Given instruction> Report how many lines contain "code", with no other words.

======== Data for the task ========

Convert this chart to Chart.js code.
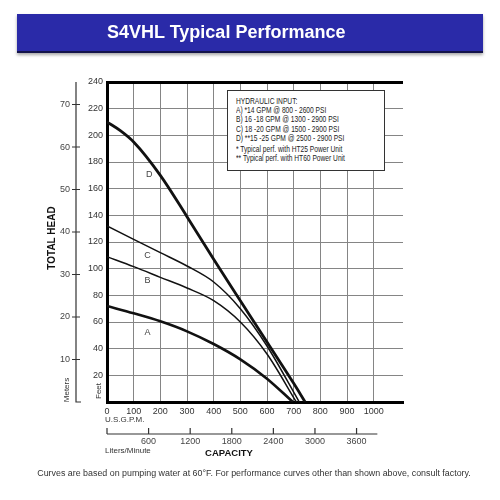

========
======== Data for the task ========

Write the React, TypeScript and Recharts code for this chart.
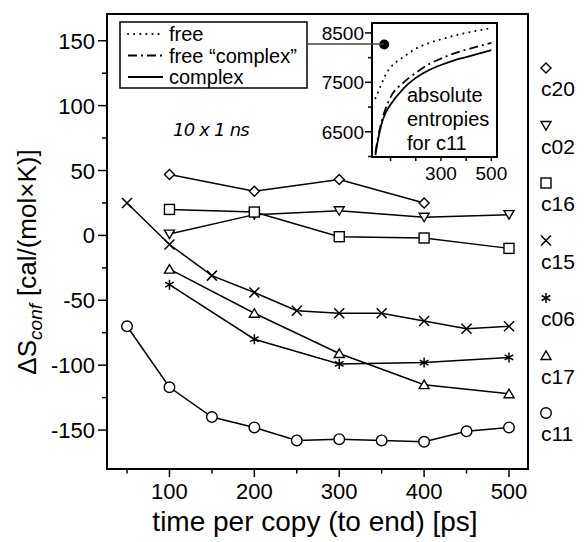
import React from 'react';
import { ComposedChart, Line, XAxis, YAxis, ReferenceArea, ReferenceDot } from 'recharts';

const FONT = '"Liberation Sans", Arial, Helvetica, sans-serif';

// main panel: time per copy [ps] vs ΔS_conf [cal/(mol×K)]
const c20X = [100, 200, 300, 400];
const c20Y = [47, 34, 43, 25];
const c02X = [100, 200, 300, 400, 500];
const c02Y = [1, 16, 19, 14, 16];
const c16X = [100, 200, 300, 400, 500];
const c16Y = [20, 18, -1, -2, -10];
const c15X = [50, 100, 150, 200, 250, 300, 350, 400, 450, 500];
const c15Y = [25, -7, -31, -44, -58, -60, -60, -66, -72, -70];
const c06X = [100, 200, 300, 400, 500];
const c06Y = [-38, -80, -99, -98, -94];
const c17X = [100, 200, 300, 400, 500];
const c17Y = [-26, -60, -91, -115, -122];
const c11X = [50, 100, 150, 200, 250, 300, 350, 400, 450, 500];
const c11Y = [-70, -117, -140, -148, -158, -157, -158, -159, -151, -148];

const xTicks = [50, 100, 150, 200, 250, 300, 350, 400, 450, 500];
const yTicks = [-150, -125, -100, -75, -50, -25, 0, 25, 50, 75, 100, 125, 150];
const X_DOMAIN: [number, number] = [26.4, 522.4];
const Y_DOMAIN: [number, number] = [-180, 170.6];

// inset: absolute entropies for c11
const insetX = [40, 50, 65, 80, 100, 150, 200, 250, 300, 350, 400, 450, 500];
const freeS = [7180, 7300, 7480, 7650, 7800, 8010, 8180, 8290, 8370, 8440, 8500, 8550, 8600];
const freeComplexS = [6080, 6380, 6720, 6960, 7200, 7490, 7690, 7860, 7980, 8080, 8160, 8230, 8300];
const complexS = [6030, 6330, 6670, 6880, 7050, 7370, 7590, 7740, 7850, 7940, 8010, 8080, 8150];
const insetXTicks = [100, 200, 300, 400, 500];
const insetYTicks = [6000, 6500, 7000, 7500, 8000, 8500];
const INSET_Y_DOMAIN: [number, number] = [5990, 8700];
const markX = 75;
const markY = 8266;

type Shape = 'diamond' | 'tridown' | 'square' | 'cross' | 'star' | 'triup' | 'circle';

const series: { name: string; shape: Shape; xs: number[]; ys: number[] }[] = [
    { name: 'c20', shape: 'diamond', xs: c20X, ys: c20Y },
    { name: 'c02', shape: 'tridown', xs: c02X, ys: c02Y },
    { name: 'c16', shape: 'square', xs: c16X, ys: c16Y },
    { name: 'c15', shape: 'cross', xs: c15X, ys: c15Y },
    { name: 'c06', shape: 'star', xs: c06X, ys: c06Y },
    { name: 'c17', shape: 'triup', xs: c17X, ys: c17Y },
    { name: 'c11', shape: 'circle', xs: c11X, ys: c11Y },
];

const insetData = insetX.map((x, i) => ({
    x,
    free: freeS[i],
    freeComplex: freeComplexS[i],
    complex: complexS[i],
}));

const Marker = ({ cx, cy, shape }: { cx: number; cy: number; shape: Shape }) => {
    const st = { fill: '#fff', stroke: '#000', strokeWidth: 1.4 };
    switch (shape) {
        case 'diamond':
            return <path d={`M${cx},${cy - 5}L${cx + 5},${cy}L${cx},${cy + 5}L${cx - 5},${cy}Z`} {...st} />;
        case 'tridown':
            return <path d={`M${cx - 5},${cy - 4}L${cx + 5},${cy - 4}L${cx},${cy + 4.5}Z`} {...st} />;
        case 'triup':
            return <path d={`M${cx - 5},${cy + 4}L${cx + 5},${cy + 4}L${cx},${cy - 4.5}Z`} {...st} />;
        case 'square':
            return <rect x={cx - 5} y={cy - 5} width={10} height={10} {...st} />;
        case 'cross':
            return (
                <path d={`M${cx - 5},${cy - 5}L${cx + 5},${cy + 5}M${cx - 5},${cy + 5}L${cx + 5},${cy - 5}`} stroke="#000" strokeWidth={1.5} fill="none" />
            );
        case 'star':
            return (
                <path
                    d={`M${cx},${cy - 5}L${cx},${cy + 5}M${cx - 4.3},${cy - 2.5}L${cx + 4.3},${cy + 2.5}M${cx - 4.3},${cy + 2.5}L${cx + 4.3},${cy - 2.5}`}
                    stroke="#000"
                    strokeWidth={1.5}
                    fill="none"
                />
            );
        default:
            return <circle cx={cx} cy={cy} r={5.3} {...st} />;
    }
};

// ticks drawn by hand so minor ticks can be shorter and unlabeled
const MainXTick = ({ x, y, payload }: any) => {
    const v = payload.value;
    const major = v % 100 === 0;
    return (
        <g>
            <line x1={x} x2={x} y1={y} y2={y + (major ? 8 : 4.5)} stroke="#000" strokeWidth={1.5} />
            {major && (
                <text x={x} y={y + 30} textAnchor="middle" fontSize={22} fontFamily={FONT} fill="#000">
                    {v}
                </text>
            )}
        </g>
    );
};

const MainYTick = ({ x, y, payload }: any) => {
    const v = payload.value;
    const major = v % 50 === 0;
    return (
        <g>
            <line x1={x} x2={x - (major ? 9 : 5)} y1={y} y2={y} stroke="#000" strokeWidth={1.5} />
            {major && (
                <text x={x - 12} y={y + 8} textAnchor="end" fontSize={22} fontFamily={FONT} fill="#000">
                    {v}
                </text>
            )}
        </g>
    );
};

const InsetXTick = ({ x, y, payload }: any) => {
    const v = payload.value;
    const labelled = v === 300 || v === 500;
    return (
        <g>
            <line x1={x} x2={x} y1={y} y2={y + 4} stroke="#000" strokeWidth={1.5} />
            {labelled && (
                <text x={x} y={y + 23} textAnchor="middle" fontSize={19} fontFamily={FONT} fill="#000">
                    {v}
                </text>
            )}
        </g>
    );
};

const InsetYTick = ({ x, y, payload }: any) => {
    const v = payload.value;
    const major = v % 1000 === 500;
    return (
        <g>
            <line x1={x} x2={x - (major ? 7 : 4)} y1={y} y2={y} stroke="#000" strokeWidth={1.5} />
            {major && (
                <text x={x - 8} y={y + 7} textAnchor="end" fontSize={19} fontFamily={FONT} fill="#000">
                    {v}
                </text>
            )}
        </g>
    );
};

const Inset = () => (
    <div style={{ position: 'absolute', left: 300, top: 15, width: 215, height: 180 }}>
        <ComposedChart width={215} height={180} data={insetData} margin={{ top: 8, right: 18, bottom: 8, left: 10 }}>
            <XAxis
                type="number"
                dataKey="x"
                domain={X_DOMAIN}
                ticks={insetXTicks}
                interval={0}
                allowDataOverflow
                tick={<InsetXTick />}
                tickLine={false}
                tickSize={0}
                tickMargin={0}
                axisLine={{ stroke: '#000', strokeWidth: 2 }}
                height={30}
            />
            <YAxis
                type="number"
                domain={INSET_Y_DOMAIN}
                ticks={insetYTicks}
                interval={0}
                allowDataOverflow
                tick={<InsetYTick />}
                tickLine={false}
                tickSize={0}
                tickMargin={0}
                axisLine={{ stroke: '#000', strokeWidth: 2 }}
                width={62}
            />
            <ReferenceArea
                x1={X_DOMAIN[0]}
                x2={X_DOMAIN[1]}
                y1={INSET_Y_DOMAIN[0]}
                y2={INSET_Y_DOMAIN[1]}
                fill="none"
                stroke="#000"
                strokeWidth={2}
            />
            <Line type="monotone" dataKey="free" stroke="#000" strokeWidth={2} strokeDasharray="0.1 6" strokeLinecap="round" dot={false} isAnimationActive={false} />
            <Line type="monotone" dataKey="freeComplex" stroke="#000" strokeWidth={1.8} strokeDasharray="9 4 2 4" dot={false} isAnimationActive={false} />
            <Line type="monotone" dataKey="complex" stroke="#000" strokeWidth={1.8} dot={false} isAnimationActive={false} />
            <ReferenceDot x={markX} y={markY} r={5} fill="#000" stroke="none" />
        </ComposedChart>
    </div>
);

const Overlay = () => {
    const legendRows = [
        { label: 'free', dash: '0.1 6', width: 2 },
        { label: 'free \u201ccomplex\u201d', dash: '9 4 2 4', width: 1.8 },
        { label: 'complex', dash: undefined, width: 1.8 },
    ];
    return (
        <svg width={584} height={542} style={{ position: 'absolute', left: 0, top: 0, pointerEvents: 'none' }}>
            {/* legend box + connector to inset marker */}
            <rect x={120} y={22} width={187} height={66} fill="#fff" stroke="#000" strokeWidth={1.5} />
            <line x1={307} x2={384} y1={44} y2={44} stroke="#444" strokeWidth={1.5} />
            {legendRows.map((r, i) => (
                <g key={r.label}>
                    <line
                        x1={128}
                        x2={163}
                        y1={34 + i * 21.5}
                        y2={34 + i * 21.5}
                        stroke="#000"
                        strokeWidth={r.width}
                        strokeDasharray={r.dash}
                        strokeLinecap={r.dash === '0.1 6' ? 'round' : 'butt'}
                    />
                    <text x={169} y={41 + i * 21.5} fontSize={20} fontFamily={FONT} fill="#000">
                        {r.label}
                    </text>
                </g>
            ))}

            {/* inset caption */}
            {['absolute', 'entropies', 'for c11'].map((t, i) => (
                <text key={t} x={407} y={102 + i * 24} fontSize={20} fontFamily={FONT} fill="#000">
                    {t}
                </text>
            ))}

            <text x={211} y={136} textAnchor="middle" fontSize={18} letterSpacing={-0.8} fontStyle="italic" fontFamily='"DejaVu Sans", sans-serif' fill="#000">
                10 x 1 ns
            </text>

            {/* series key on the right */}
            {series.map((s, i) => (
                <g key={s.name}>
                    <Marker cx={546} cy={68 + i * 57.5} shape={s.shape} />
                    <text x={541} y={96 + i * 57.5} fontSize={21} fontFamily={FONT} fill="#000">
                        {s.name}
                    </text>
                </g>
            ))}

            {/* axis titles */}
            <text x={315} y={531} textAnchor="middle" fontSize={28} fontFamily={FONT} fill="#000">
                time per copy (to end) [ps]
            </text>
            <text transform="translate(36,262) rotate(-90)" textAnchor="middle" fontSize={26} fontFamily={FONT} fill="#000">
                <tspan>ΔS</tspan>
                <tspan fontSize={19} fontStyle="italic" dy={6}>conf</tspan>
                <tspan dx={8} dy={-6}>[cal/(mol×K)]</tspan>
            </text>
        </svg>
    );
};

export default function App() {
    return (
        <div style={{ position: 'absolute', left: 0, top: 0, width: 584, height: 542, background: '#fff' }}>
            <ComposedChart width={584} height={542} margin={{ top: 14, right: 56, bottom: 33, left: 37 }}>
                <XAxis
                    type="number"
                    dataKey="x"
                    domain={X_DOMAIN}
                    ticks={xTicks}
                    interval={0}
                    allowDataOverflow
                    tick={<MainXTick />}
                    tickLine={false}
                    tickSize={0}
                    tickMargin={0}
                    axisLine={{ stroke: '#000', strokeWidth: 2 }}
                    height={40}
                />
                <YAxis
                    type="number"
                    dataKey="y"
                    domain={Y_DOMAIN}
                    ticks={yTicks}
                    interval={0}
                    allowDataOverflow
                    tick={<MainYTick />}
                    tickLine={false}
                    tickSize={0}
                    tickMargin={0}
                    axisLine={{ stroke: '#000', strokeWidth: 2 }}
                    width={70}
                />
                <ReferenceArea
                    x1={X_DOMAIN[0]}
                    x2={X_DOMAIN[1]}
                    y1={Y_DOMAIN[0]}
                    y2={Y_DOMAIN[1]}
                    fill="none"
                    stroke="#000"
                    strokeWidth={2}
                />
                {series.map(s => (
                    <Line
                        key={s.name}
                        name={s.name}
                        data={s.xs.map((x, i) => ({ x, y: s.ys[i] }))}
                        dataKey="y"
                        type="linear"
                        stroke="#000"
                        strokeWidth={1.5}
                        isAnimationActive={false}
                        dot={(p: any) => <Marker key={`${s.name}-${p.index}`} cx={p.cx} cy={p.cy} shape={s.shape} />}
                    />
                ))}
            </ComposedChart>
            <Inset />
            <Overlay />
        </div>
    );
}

========

Result for this task> 2